Chaque axe donnera lieu à des publications co-écrites dans des revues internationales d’écologie d’une part, et des revues de philosophie des sciences d’autre part. La pratique antérieure de collaborations (Mouquet et al. 2015, Maris et al. 2018) facilitera la rédaction. On envisagera un article de synthèse, en particulier pour les axes 1 et 3, ainsi qu’une monographie sur le travail du doctorant. Un numéro spécial de revue confrontant des pratiques et des méthodologies de la prédiction dans différents champs disciplinaires (écologie vs. biomédecine) sera visé dans l’axe 2.

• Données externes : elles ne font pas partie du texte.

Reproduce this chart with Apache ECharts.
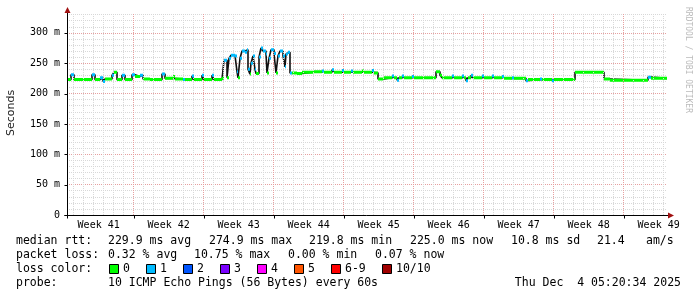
<!DOCTYPE html>
<html><head><meta charset="utf-8">
<script src="https://cdn.jsdelivr.net/npm/echarts@6/dist/echarts.min.js"></script>
<style>html,body{margin:0;padding:0;background:#fff}#c{width:697px;height:297px}</style>
</head><body><div id="c"></div>
<script>
// ---- data (time in days from left edge of the graph) ----
const sampleDays = [
  0.0,0.4,0.7,2.5,2.8,3.3,3.6,3.8,4.5,4.7,5.0,5.5,5.8,6.5,6.8,7.3,7.6,8.3,9.5,9.8,
  10.6,10.8,11.6,11.8,12.5,12.7,13.5,13.7,14.5,14.7,
  15.5,15.7,16.0,16.2,16.4,16.8,17.0,17.1,17.3,17.5,17.8,18.0,18.1,18.3,18.4,18.6,18.8,18.9,
  19.2,19.4,19.6,19.9,20.0,20.2,20.4,20.7,20.9,21.1,21.3,21.6,21.8,21.9,22.1,22.3,
  22.5,23.0,23.5,24.6,25.5,25.7,26.5,26.7,27.5,27.7,28.4,28.6,29.5,29.7,30.5,30.7,
  31.1,31.7,32.5,32.7,33.0,33.2,33.5,33.7,34.5,34.7,36.9,37.3,37.5,38.5,38.7,39.5,39.7,
  39.9,40.1,40.4,40.6,41.5,41.7,42.5,42.7,43.5,43.7,44.5,44.7,45.9,46.1,47.3,47.5,48.5,48.7,
  50.8,53.7,54.3,58.1,58.4
];
const medianMs = [
  223,231,223,231,223,226,220,224,230,235,223,230,223,231,228,230,224,223,232,225,
  228,224,223,223,229,223,230,223,230,223,
  225,255,226,258,263,262,236,226,258,270,268,272,240,232,250,262,240,233,
  260,275,270,265,234,258,272,266,234,262,270,262,244,265,268,234,
  234,233,235,236,237,235,239,235,238,235,237,235,237,235,238,234,
  224,226,229,226,222,226,229,226,228,226,236,230,226,229,226,229,226,
  221,226,230,226,229,226,229,226,228,225,226,225,221,223,224,223,221,223,
  235,224,222,227,225
];
const lossCount = [
  0,1,0,1,0,1,1,0,1,0,0,1,0,1,0,1,0,0,1,0,
  0,0,1,0,1,0,1,0,1,0,
  0,1,0,1,1,1,1,0,1,1,1,1,1,0,1,1,1,0,
  1,1,1,1,0,1,1,1,0,1,1,1,1,1,1,1,
  0,0,0,0,1,0,1,0,1,0,1,0,0,0,1,0,
  0,0,1,0,1,0,1,0,1,0,0,0,0,1,0,1,0,
  1,0,1,0,1,0,1,0,1,0,1,0,1,0,1,0,1,0,
  0,0,0,1,0
];
const graphDays = 60;
const weekLabels = ['Week 41','Week 42','Week 43','Week 44','Week 45','Week 46','Week 47','Week 48','Week 49'];
const yTickValues = [0,50,100,150,200,250,300];
const lossLegend = ['0','1','2','3','4','5','6-9','10/10'];
const lossColors = ['#00ff00','#00bbff','#0055ff','#7a00ff','#ff00ff','#ff5500','#ff0000','#a00000'];
const statsRtt = ['229.9 ms avg','274.9 ms max','219.8 ms min','225.0 ms now','10.8 ms sd','21.4','am/s'];
const statsLoss = ['0.32 % avg','10.75 % max','0.00 % min','0.07 % now'];
const probeText = '10 ICMP Echo Pings (56 Bytes) every 60s';
const dateText = 'Thu Dec  4 05:20:34 2025';

// ---- layout constants ----
const G = {left:67, top:14, width:600, height:201};
const yMax = 331;
const firstDayLine = 0.667;   // first midnight after graph start (days)
const firstWeekLine = 6.667;  // first week boundary (days)

const dayLines = [], weekLines = [], weekCenters = [];
for (let d = firstDayLine; d < graphDays; d += 1) dayLines.push(+d.toFixed(3));
for (let w = firstWeekLine; w < graphDays; w += 7) weekLines.push(+w.toFixed(3));
for (let i = 0; i < weekLabels.length; i++) weekCenters.push(+(firstWeekLine - 3.5 + 7 * i).toFixed(3));
const isWeek = d => weekLines.some(w => Math.abs(w - d) < 0.01);

const minorC = '#d8d8d8', majorC = '#e6a0a0';
const mlData = dayLines.map(d => ({xAxis: d, lineStyle: {color: isWeek(d) ? majorC : minorC, type: [1,1], width: 1}}));

function lossClass(n){ if (n <= 5) return n; if (n < 10) return 6; return 7; }

const blackData = sampleDays.map((d,i) => [d, medianMs[i]]);
blackData.push([graphDays, medianMs[medianMs.length-1]]);

const classData = lossColors.map(() => []);
for (let i = 0; i < sampleDays.length; i++) {
  const c = lossClass(lossCount[i]);
  const end = i + 1 < sampleDays.length ? sampleDays[i+1] : graphDays;
  classData[c].push([sampleDays[i], medianMs[i]], [end, medianMs[i]], [end, null]);
}

const series = [{
  type: 'line', data: [], silent: true, z: 1,
  markLine: {silent: true, symbol: 'none', animation: false, label: {show: false}, data: mlData}
}, {
  type: 'line', step: 'end', data: blackData, symbol: 'none', z: 3,
  lineStyle: {color: '#111', width: 1.6}
}];
classData.forEach((dat, c) => {
  if (!dat.length) return;
  series.push({type: 'line', data: dat, symbol: 'none', z: 4 + c, connectNulls: false,
    lineStyle: {color: lossColors[c], width: 3, cap: 'butt'}});
});

const mono = '"DejaVu Sans Mono", monospace';
const graphic = [];
function txt(x, y, s, opts) {
  graphic.push(Object.assign({type: 'text', x: x, y: y, silent: true, z: 100,
    style: Object.assign({text: s, font: '11.5px ' + mono, fill: '#000', align: 'left', verticalAlign: 'middle',
      textAlign: 'left', textVerticalAlign: 'middle'}, (opts && opts.style) || {})}, (opts && opts.el) || {}));
}
// legend rows
const rowY = [241.5, 255.5, 269, 283];
txt(16, rowY[0], 'median rtt:');
const rttX = [108, 209, 309, 410, 511, 597, 646];
statsRtt.forEach((s, i) => txt(rttX[i], rowY[0], s));
txt(16, rowY[1], 'packet loss:');
const lossX = [108, 194, 288, 375];
statsLoss.forEach((s, i) => txt(lossX[i], rowY[1], s));
txt(16, rowY[2], 'loss color:');
const boxX = [109, 146, 183, 220, 257, 294, 331, 382];
lossLegend.forEach((s, i) => {
  graphic.push({type: 'rect', silent: true, z: 100, shape: {x: boxX[i] + 0.5, y: 264.5, width: 9, height: 9},
    style: {fill: lossColors[i], stroke: '#000', lineWidth: 1}});
  txt(boxX[i] + 14, rowY[2], s);
});
txt(16, rowY[3], 'probe:');
txt(108, rowY[3], probeText);
txt(681, rowY[3], dateText, {style: {align: 'right', textAlign: 'right'}});
// axis title
txt(11.5, 113, 'Seconds', {el: {rotation: Math.PI / 2}, style: {font: '11px "DejaVu Sans", sans-serif', align: 'center', textAlign: 'center', fill: '#222'}});
// watermark
txt(688, 60, 'RRDTOOL / TOBI OETIKER', {el: {rotation: -Math.PI / 2}, style: {font: '8px ' + mono, align: 'center', textAlign: 'center', fill: '#bbbbbb'}});

const chart = echarts.init(document.getElementById('c'), null, {renderer: 'canvas', width: 697, height: 297});
const option = {
  animation: false,
  backgroundColor: '#fff',
  grid: {left: G.left, top: G.top, width: G.width, height: G.height, containLabel: false},
  xAxis: {
    type: 'value', min: 0, max: graphDays,
    axisLine: {show: false},
    splitLine: {show: false},
    axisTick: {show: false},
    axisLabel: {customValues: weekCenters, margin: 5, fontFamily: 'DejaVu Sans Mono', fontSize: 10, color: '#000',
      formatter: v => { let k = 0, best = 1e9; weekCenters.forEach((c, i) => { if (Math.abs(c - v) < best) { best = Math.abs(c - v); k = i; } }); return weekLabels[k]; }}
  },
  yAxis: {
    type: 'value', min: 0, max: yMax, interval: 10,
    axisLine: {show: false},
    axisTick: {show: false},
    splitLine: {show: true, lineStyle: {color: [majorC, minorC, minorC, minorC, minorC], type: [1,1], width: 1}},
    axisLabel: {margin: 7, fontFamily: 'DejaVu Sans Mono', fontSize: 10, color: '#000',
      formatter: v => yTickValues.indexOf(v) >= 0 ? (v === 0 ? '0' : v + ' m') : ''}
  },
  series: series
};
chart.setOption(option);

// axis lines, week ticks and arrows positioned through the chart's own scales
const x0 = Math.round(chart.convertToPixel({xAxisIndex: 0}, 0)) + 0.5;
const x1 = chart.convertToPixel({xAxisIndex: 0}, graphDays);
const y0 = Math.round(chart.convertToPixel({yAxisIndex: 0}, 0)) + 0.5;
const yTop = chart.convertToPixel({yAxisIndex: 0}, yMax);
const deco = [];
deco.push({type: 'line', silent: true, z: 100, shape: {x1: x0, y1: yTop - 2, x2: x0, y2: y0 + 3}, style: {stroke: '#000', lineWidth: 1}});
deco.push({type: 'line', silent: true, z: 100, shape: {x1: x0 - 3, y1: y0, x2: x1 + 1, y2: y0}, style: {stroke: '#000', lineWidth: 1}});
weekLines.forEach(w => {
  const px = Math.round(chart.convertToPixel({xAxisIndex: 0}, w)) + 0.5;
  deco.push({type: 'line', silent: true, z: 100, shape: {x1: px, y1: y0, x2: px, y2: y0 + 3}, style: {stroke: '#000', lineWidth: 1}});
});
yTickValues.forEach(v => {
  const py = Math.round(chart.convertToPixel({yAxisIndex: 0}, v)) + 0.5;
  deco.push({type: 'line', silent: true, z: 100, shape: {x1: x0 - 3, y1: py, x2: x0, y2: py}, style: {stroke: '#000', lineWidth: 1}});
});
deco.push({type: 'polygon', silent: true, z: 101, shape: {points: [[x0 - 3, yTop - 1], [x0 + 3, yTop - 1], [x0, yTop - 7]]}, style: {fill: '#a01010'}});
deco.push({type: 'polygon', silent: true, z: 101, shape: {points: [[x1 + 1, y0 - 3], [x1 + 1, y0 + 3], [x1 + 7, y0]]}, style: {fill: '#a01010'}});
chart.setOption({graphic: graphic.concat(deco)});
</script></body></html>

Lors de la dernière année du projet et en s’appuyant sur l’expérience des workshops, une école thématique sera organisée dans la région montpelliéraine (les chercheurs impliqués ont une forte expérience dans ce domaine) permettant de forger un langage et des objectifs communs entre philosophes, évolutionnistes, écologistes et conservationnistes, visant en particulier les jeunes chercheurs.ses. A noter que le projet dialoguera avec des programmes de recherche en cours, en particulier l’ABR Epiq à l’IHPST (modélisation synchronique et diachronique des concepts scientifiques par des outils de fouille de données ; resp. Amann, Huneman, Chavalarias) et l’ANR Anthronat (gestion des aires protégées en contexte de changements globaux ; resp Maris) au Cefe.